Step 2: Audit the UAE “Big Five” Fixed Costs
These are usually locked for the year:
- Rent / Mortgage
Target: < 30% of income (Rent vs salary ratio UAE) - Education
Fees + transport + uniforms + activities
(A major factor in Dubai monthly budget for family) - Utilities
DEWA + Empower + Internet + Mobile - Transport
Car EMI + Fuel + Salik + Insurance - Domestic Help
Maid/Nanny salary + visa + insurance (amortised monthly)
If this section is too heavy, no budgeting hack will save you.
Step 3: Create Sinking Funds for Annual Giants
List:
- Flights home
- Car renewal
- School books
- Visa costs
Divide by 12.
These are monthly phantom expenses—treat them as real.
Step 4: Automate on Day One
The moment salary hits:
- Transfer to Sinking Funds
- Transfer to Long-term savings/investments
- Transfer to Fixed bills account
Automation removes emotion.
Step 5: The Lifestyle Envelope
What’s left covers:
- Groceries
- Dining
- Entertainment
- Small indulgences
If this feels tight, the issue is not spending—
It’s structural fixed costs.
Step 6: Quarterly “Creep” Review
Every 3 months:
- Scan bank statements
- Kill zombie subscriptions
- Review delivery app spending
Convenience is the UAE’s biggest silent budget killer.

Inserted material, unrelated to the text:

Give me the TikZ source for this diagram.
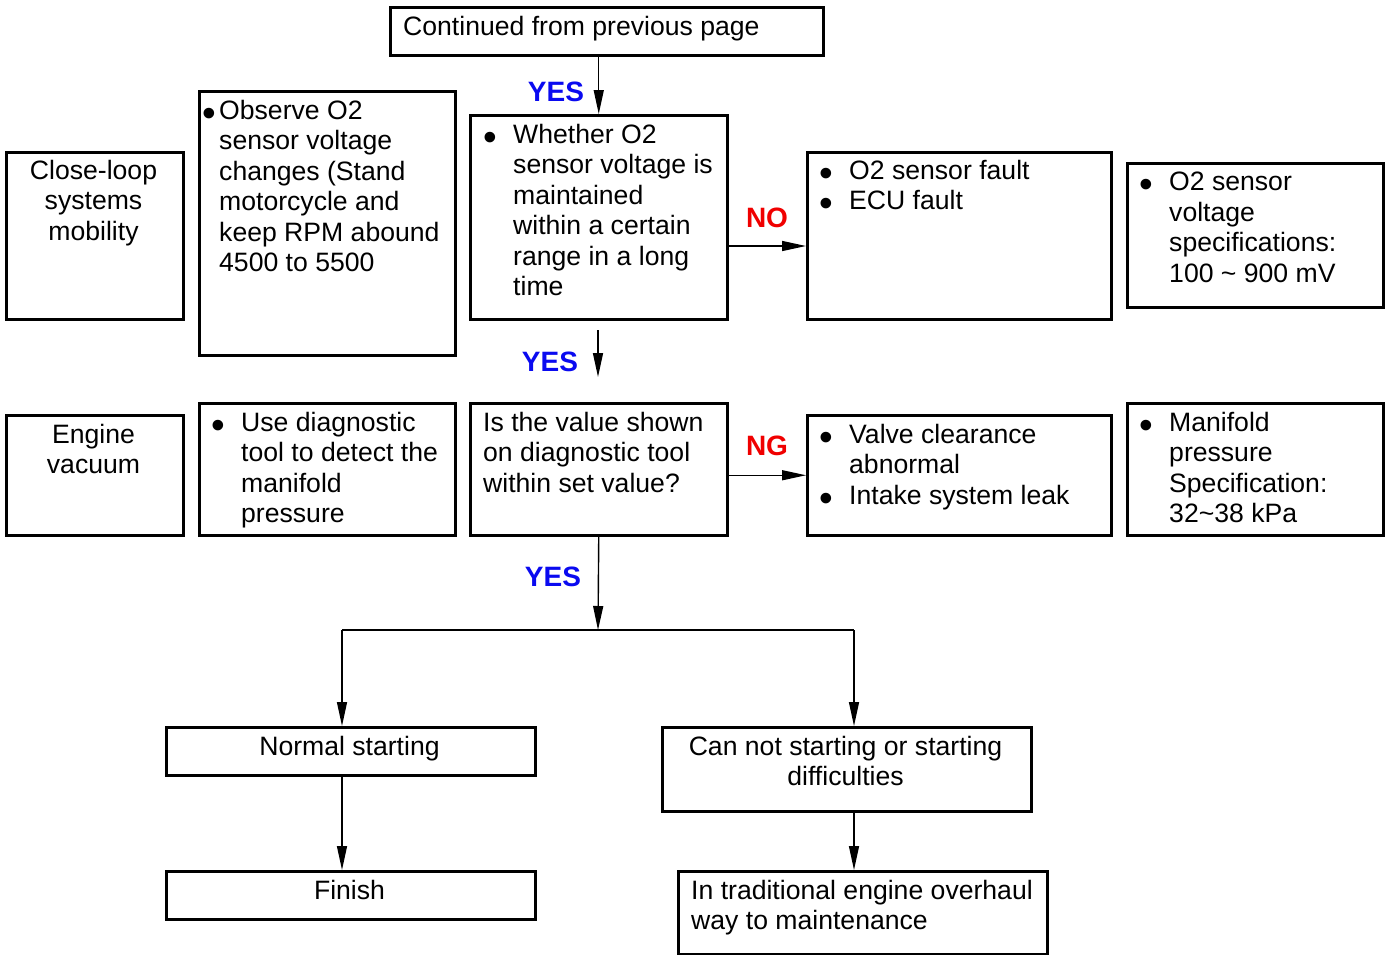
\documentclass[tikz,border=0pt]{standalone}
\usepackage{fontspec}
\setmainfont{Liberation Sans}
\usetikzlibrary{arrows.meta}
\definecolor{yesblue}{HTML}{0A0AF0}
\definecolor{nored}{HTML}{F00000}
\newcommand{\dotb}{\raisebox{-7pt}[0pt][0pt]{\fontsize{39}{39}\selectfont\textbullet}}
\newcommand{\bul}{\llap{\dotb\hspace{16pt}}}

\begin{document}
\begin{tikzpicture}[x=1pt, y=-1pt,
    box/.style 2 args={draw, line width=2.5pt, minimum width=#1, minimum height=#2,
        anchor=north west, inner sep=0pt},
    txt/.style={font=\fontsize{26.6}{30.5}\selectfont, align=left, inner sep=0pt, anchor=north west},
    ctxt/.style={font=\fontsize{26.6}{30.5}\selectfont, align=center, inner sep=0pt, anchor=north},
    yes/.style={font=\fontsize{28}{30}\selectfont\bfseries, text=yesblue},
    no/.style={font=\fontsize{28}{30}\selectfont\bfseries, text=nored},
    arr/.style={-{Triangle[length=24pt, width=10pt]}, line width=1.4pt}
]
    \useasboundingbox (0,0) rectangle (1390,954);

    % Start
    \node[box={433}{48}] (top) at (389,6) {};
    \node[txt] (top-t) at (403,16) {Continued from previous page};

    % Row 1: O2 sensor
    \node[box={177}{167}] (close) at (5,151) {};
    \node[ctxt] (close-t) at (93.5,160) {Close-loop\\systems\\mobility};

    \node[box={256}{264}] (obs) at (198,90) {};
    \node[txt] (obs-t) at (219,100) {\llap{\dotb\hspace{3pt}}Observe O2\\sensor voltage\\changes (Stand\\motorcycle and\\keep RPM abound\\4500 to 5500};

    \node[box={257}{204}] (whether) at (469,114) {};
    \node[txt] (whether-t) at (513,124) {\bul Whether O2\\sensor voltage is\\maintained\\within a certain\\range in a long\\time};

    \node[box={304}{167}] (fault) at (806,151) {};
    \node[txt] (fault-t) at (849,160) {\bul O2 sensor fault\\\bul ECU fault};

    \node[box={256}{144}] (spec1) at (1126,162) {};
    \node[txt] (spec1-t) at (1169,172) {\bul O2 sensor\\voltage\\specifications:\\100 \char"007E{} 900 mV};

    % Row 2: manifold pressure
    \node[box={177}{120}] (vac) at (5,414) {};
    \node[ctxt] (vac-t) at (93.5,424) {Engine\\vacuum};

    \node[box={256}{132}] (diag) at (198,402) {};
    \node[txt] (diag-t) at (241,412) {\bul Use diagnostic\\tool to detect the\\manifold\\pressure};

    \node[box={257}{132}] (isval) at (469,402) {};
    \node[txt] (isval-t) at (483,412) {Is the value shown\\on diagnostic tool\\within set value?};

    \node[box={304}{120}] (valve) at (806,414) {};
    \node[txt] (valve-t) at (849,424) {\bul Valve clearance\\abnormal\\\bul Intake system leak};

    \node[box={256}{132}] (spec2) at (1126,402) {};
    \node[txt] (spec2-t) at (1169,412) {\bul Manifold\\pressure\\Specification:\\32\char"007E{}38 kPa};

    % Bottom
    \node[box={369}{48}] (normal) at (165,726) {};
    \node[ctxt] (normal-t) at (349.5,736) {Normal starting};

    \node[box={369}{84}] (cannot) at (661,726) {};
    \node[ctxt] (cannot-t) at (845.5,736) {Can not starting or starting\\difficulties};

    \node[box={369}{48}] (finish) at (165,870) {};
    \node[ctxt] (finish-t) at (349.5,880) {Finish};

    \node[box={369}{83}] (trad) at (677,870) {};
    \node[txt] (trad-t) at (691,880) {In traditional engine overhaul\\way to maintenance};

    % Connectors
    \coordinate (no-y) at (0,246);
    \coordinate (y2s) at (598,330);
    \coordinate (y2e) at (598,377);
    \coordinate (split) at (598,630);
    \coordinate (sl) at (342,630);
    \coordinate (sr) at (854,630);

    \draw[arr] (whether.north |- top.south) -- (whether.north);
    \draw[arr] (whether.east |- no-y) -- (fault.west |- no-y);
    \draw[arr] (y2s) -- (y2e);
    \draw[arr] (isval.east |- valve.west) -- (valve.west);
    \draw[arr] (isval.south) -- (split);
    \draw[line width=1.4pt] (sl) -- (sr);
    \draw[arr] (sl) -- (sl |- normal.north);
    \draw[arr] (sr) -- (sr |- cannot.north);
    \draw[arr] (sl |- normal.south) -- (sl |- finish.north);
    \draw[arr] (sr |- cannot.south) -- (sr |- trad.north);

    % Labels
    \node[yes] (yes1) at (556,92) {YES};
    \node[no]  (no1)  at (767,218) {NO};
    \node[yes] (yes2) at (550,362) {YES};
    \node[no]  (ng1)  at (767,446) {NG};
    \node[yes] (yes3) at (553,577) {YES};
\end{tikzpicture}
\end{document}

Realistic Monthly Expenses for a 4-Person Family in Dubai (2026 Snapshot)
(Indicative ranges, varies by area & lifestyle)
- Rent: AED 7,000 – 10,000
- School fees (monthly accrual): AED 3,000 – 5,000
- Utilities & Internet: AED 1,200 – 1,800
- Transport: AED 1,500 – 2,500
- Groceries & dining: AED 3,000 – 4,500
- Sinking funds & savings: AED 3,000 – 6,000
This is why budgeting for monthly expenses UAE must be realistic—not aspirational.
Final Thought: Budgeting in the UAE Is Not About Restriction
It’s about:
- Visibility
- Predictability
- Control
You don’t need to live like a monk.
You need a system that respects how money actually moves in the Emirates.
When budgeting aligns with reality, saving stops feeling painful—and wealth building becomes automatic.
This article is for informational purposes only and does not constitute financial advice. Always consider your personal circumstances before making financial decisions.